A Midland landscape painter and watercolourist, he was known as
“Baker of Leamington”.
Baker’s paintings of a rural idyll have had an enduring popularity in spite of changing fashions in art. Today, as in the 19th Century, collectors are eager to buy his work and there was even said to have been a “Baker craze” in the late 19th Century when his pictures fetched outrageous prices.
Almost all Baker’s landscapes are shown under the blue skies of spring or summer, again giving the illusion of the countryside as a perpetually warm, pleasant environment. Even where people are not included, there are signs that it is a landscape controlled by man not nature. Roads and paths wind their way through cultivated fields to distant houses and domestic animals graze by farm buildings.

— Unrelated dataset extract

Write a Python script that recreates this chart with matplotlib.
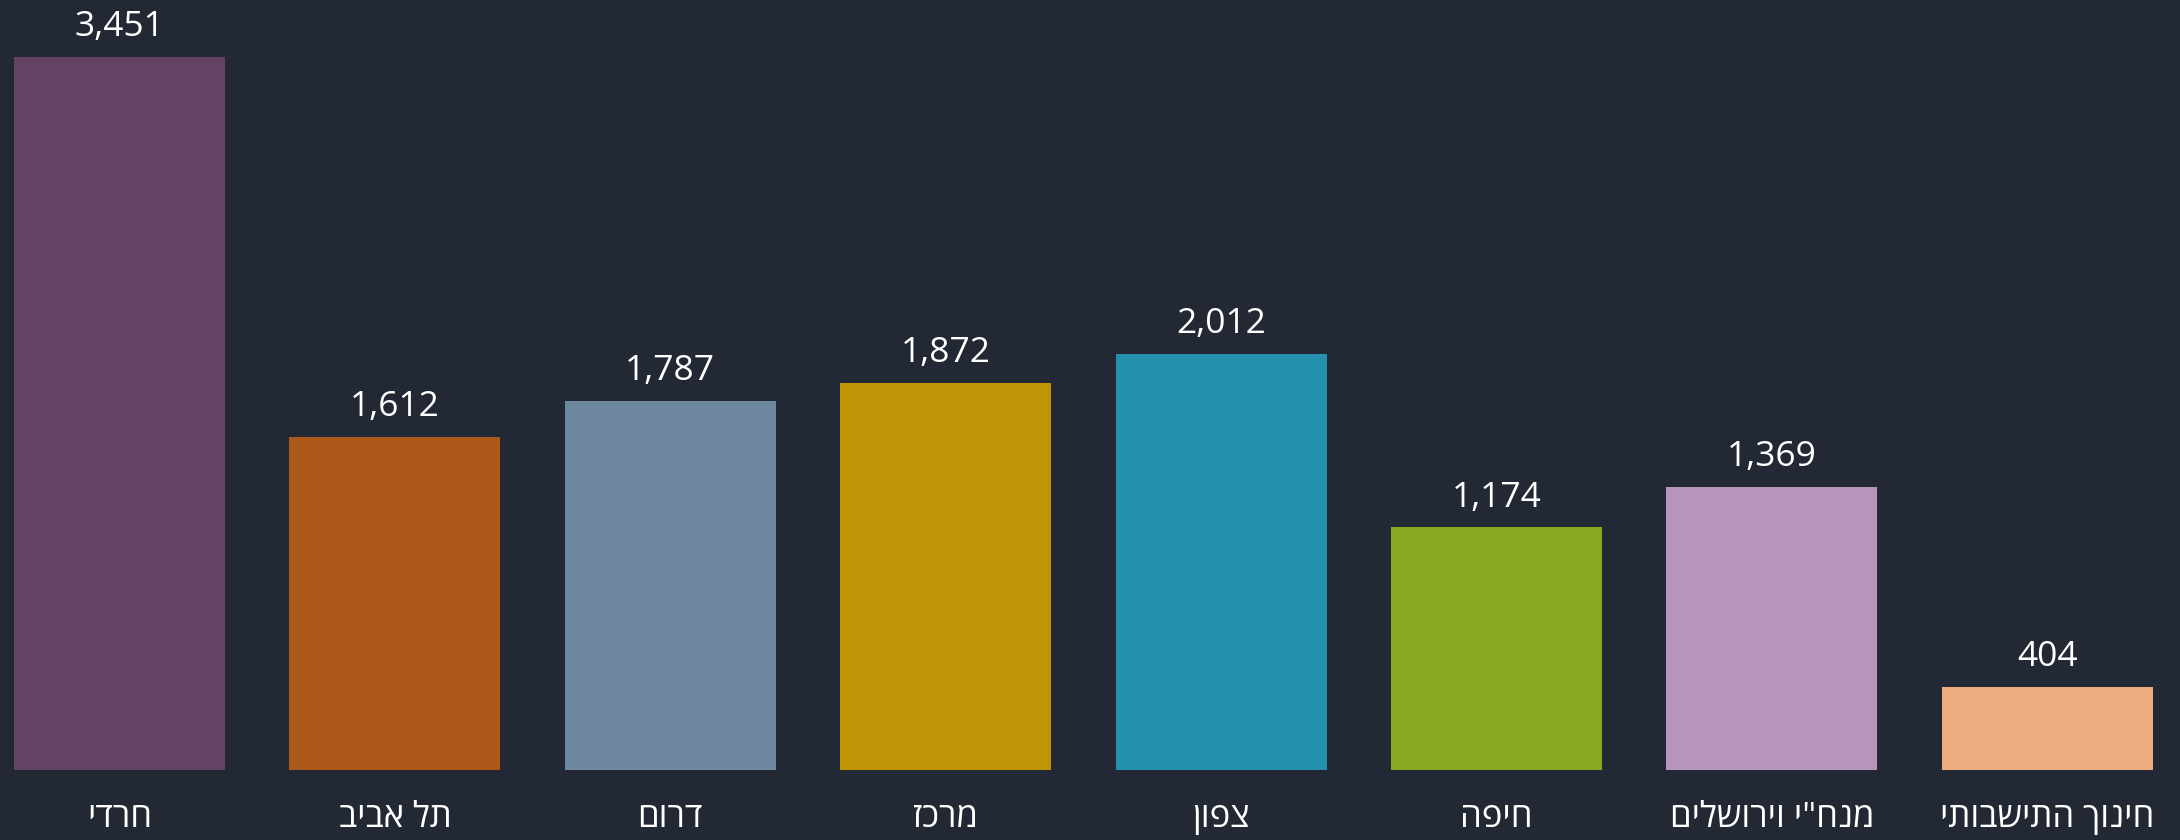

Thomas Baker is the best-known and most accomplished painter of the numerous Baker family of artists. His subjects are usually landscapes in Warwickshire and the Midlands, often with sheep and cattle.
Baker exhibited at the Royal Academy between 1831 and 1858 and also at the British Institution and the Royal Society of Birmingham Artists.
Works by Thomas Baker can be seen today in the Herbert Art Gallery and Museum in Coventry, The Birmingham Museum and Art Gallery, Leicester Museum and Art Gallery and The Victoria and Albert Museum, London amongst numerous others.